While all of these points are ideal, some of them are negotiable. We will come out and evaluate the site with you to determine the best location for the bees. Here are what we'll be looking for:
• A dry area. Excess moisture can be detrimental to bee hives.
• Good sun light. It gets cold here in the PNW. The more sunlight hitting the hives, the better.
• Property lines / fencing. There are requirements set forth by the state. We will look up your local codes and ensure all hives will be placed legally to ensure you no trouble from "that" neighbor.
• Flight paths. Bees fly. They need room to be able to do that.
• No pesticides. If you or an immediate neighbor spray pesticides on your plants, this is a deal breaker. No exceptions.
Again, these are ideal. Colonies can survive just fine without some of these. Contact us for a free consultation.
As with everything else in life, there are always costs. B-Town Bees breaks this down two ways:
• Option A: $50/mth for the ACTIVE months of the year (Mar to Sep). Or it can be spread out over the whole year for $25/mth ($300/yr total). At the end of the season, you'll receive 3 jars of raw, natural, local honey.
• Option B: NO COST. It won't cost you anything to have the bees in your yard but you won’t receive any free honey. Hosts however do have "first dibs" on honey we produce for sale.
• See our FAQ as to why there are costs.
We host hives within the "square" of Auburn, Bonney Lake, Parkland, and Graham. Although, our range for hive cutouts and swarm captures is much further! If you're unsure if you'd be included in the hosting range, send us an email or reach out on Facebook!

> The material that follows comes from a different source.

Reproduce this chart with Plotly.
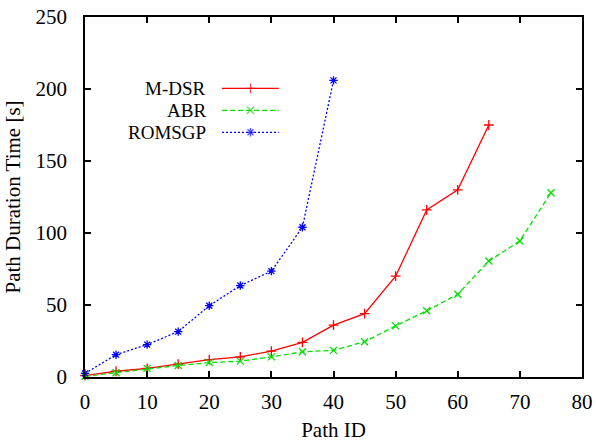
import plotly.graph_objects as go

path_id_mdsr = [0, 5, 10, 15, 20, 25, 30, 35, 40, 45, 50, 55, 60, 65]
mdsr = [1, 4, 6, 9, 12, 14, 18, 24, 36, 44, 70, 116, 130, 175]

path_id_abr = [0, 5, 10, 15, 20, 25, 30, 35, 40, 45, 50, 55, 60, 65, 70, 75]
abr = [0.5, 3, 6, 8, 10, 11, 14, 17.5, 18.5, 24.5, 35.5, 46, 57.5, 80.5, 94.5, 128]

path_id_romsgp = [0, 5, 10, 15, 20, 25, 30, 35, 40]
romsgp = [2.5, 15.5, 22.5, 31.5, 49.5, 63.5, 73.5, 104, 206]

series_names = ["M-DSR", "ABR", "ROMSGP"]
x_ticks = [0, 10, 20, 30, 40, 50, 60, 70, 80]
y_ticks = [0, 50, 100, 150, 200, 250]

FONT = "Liberation Serif"
FS = 21
KEY_FS = 19
colors = ["#ff0000", "#00e000", "#0000ff"]
dashes = ["solid", "5px,3px", "2px,2px"]
symbols = ["cross-thin-open", "x-thin-open", "asterisk-open"]

fig = go.Figure()
datasets = [(path_id_mdsr, mdsr), (path_id_abr, abr), (path_id_romsgp, romsgp)]
for (xs, ys), name, c, d, s in zip(datasets, series_names, colors, dashes, symbols):
    fig.add_trace(go.Scatter(
        x=xs, y=ys, name=name, mode="lines+markers",
        line=dict(color=c, width=1.3, dash=d),
        marker=dict(symbol=s, size=7, color=c, line=dict(color=c, width=1.3)),
        cliponaxis=False, showlegend=False,
    ))

# custom gnuplot-style key (text on left, sample on right)
key_y = [0.8019, 0.7408, 0.6797]
lx0, lxm, lx1 = 0.2757, 0.333, 0.390
for name, c, d, s, ky in zip(series_names, colors, dashes, symbols, key_y):
    fig.add_trace(go.Scatter(
        x=[lx0, lxm, lx1], y=[ky, ky, ky], mode="lines+markers",
        line=dict(color=c, width=1.3, dash=d),
        marker=dict(symbol=s, size=[0, 7, 0], color=c, line=dict(color=c, width=1.3)),
        xaxis="x2", yaxis="y2", showlegend=False, hoverinfo="skip",
    ))
    fig.add_annotation(
        x=0.2475, y=ky, xref="paper", yref="paper", text=name,
        showarrow=False, xanchor="right", yanchor="middle",
        font=dict(family=FONT, size=KEY_FS, color="black"),
    )

axis_common = dict(
    showline=True, linecolor="black", linewidth=1.5, mirror="allticks",
    ticks="inside", ticklen=6, tickwidth=1.5, tickcolor="black",
    showgrid=False, zeroline=False, automargin=False,
    tickfont=dict(family=FONT, size=FS, color="black"),
)

fig.update_layout(
    width=596, height=442,
    margin=dict(l=85, r=14, t=17, b=65),
    paper_bgcolor="white", plot_bgcolor="white",
    font=dict(family=FONT, size=FS, color="black"),
    xaxis=dict(range=[0, 80], tickvals=x_ticks, ticklabelstandoff=5, **axis_common,
               title=dict(text="Path ID", font=dict(family=FONT, size=FS), standoff=10)),
    yaxis=dict(range=[0, 250], tickvals=y_ticks, ticklabelstandoff=12, **axis_common,
               title=dict(text="Path Duration Time [s]", font=dict(family=FONT, size=FS), standoff=9)),
    xaxis2=dict(range=[0, 1], overlaying="x", visible=False),
    yaxis2=dict(range=[0, 1], overlaying="y", visible=False),
)

fig.write_html("out.html")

Here are some frequently asked questions:
• How much yard space is needed? Honey Bees vary in nature depending on time of season, health of the colony, population of the colony, genetics, and other reasons. For this reason it is hard to define the safe distance around a hive. It also depends on the activity around the hive (high energy kids yelling/running/splashing vs. a quiet garden). It’s safe to assume a 10-15ft radius around the hives as a “warning” zone with a 5ft radius being the “danger” zone. If any bees are identified as particularly aggressive, they will be re-queened. If that doesn’t work, they will be relocated and replaced with a less-aggressive colony.
• I have pets / children? Can I still host? YES! Animals and kiddos are not an immediate disqualification on our end. Our hosts will have to sign a waiver explaining they understand that bees sting and people may be allergic to them. With that said, we know plenty of people do both but extra caution is recommended. See “How much yard space is needed” in the FAQ for more info.
• Are the bees / hives mine? Do I care for the bees? All hives and colonies belong to B-Town Bees and we are responsible for all work done to the bees. With that in mind, we ask that the bees be left closed while we are not around.
• Do I get honey from the hives? The hives are placed as pollination hives, not honey producers. And harvesting honey store from a hive may lead them to starve in the winter. If Option A is chosen above, you’ll get your jars at the end of the season, but they may or may not come from your exact hive.
• I own a business, can I host at my business? YES! If your business falls within our range of operation, we’d be glad to have you as a host. Bees love a flat roof!
• The bees are here and I need them gone! What happens now? Things happen. If for whatever reason your bees need to move, we ask for two weeks to find a replacement home for them. If a two weeks’ notice cannot be given, we charge $500 for emergency relocation costs.
• Why is there a cost? Beekeeping is expensive. Hives cost several hundred dollars to purchase and a few hundred to operate each year. Gas, food, sugar syrup, medication, gear, and colony replacement when needed. These costs add up and will shut down our business. The fees help offset a fraction of those costs.